Matters reserved to the Board include:
  • the approval of corporate and strategic business plans;
  • the approval of annual and interim results;
  • trading updates;
  • integrated risk management framework;
  • major acquisitions and disposals;
  • major capital expenditure;
  • Director appointments; 
  • material litigation; and
  • Governance structure.
The Board has delegated specific responsibilities to four Board Committees: Audit, Nomination, Remuneration and Risk Management.
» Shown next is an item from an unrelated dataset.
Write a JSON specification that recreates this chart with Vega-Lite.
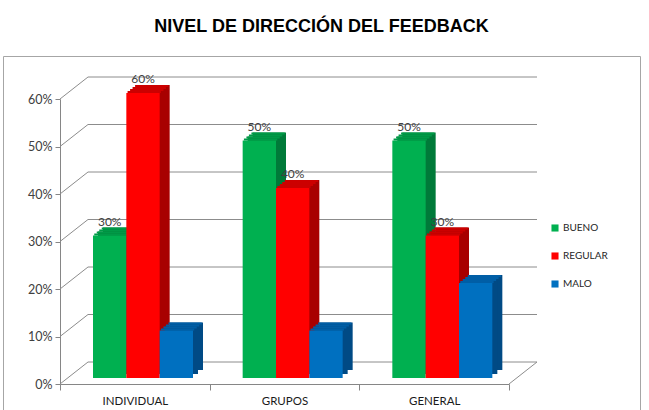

The Non-Executive Directors play an important governance role in the detailed work they carry out on our Committees on behalf of the Board. The Non-Executive Directors provide independent challenge and review; bringing wide experience, specific expertise and a fresh objective perspective to Board matters. All Non-Executive Directors are determined by the Board to be independent in character and judgement, in compliance with the UK Corporate Governance Code.

Audit Committee​

Monitors the integrity of the financial statements, ensures significant issues have been addressed and reviews the effectiveness of internal controls and external audit.

Chair: Kevin Thompson
Members: Peter France, Caroline Johnstone, Jane Kingston, Trudy Schoolenberg

Employee Engagement Committee​

The Employee Engagement Committee was recently established in response to, and in compliance with, the revised UK Corporate Governance Code. The Committee’s future agenda is being developed and refined, but current responsibilities of the Committee include, but are not limited to, making recommendations to the Board on all aspects of employee engagement, giving full consideration to the matters set out in the relevant portions of the UK Corporate Governance Code 2018.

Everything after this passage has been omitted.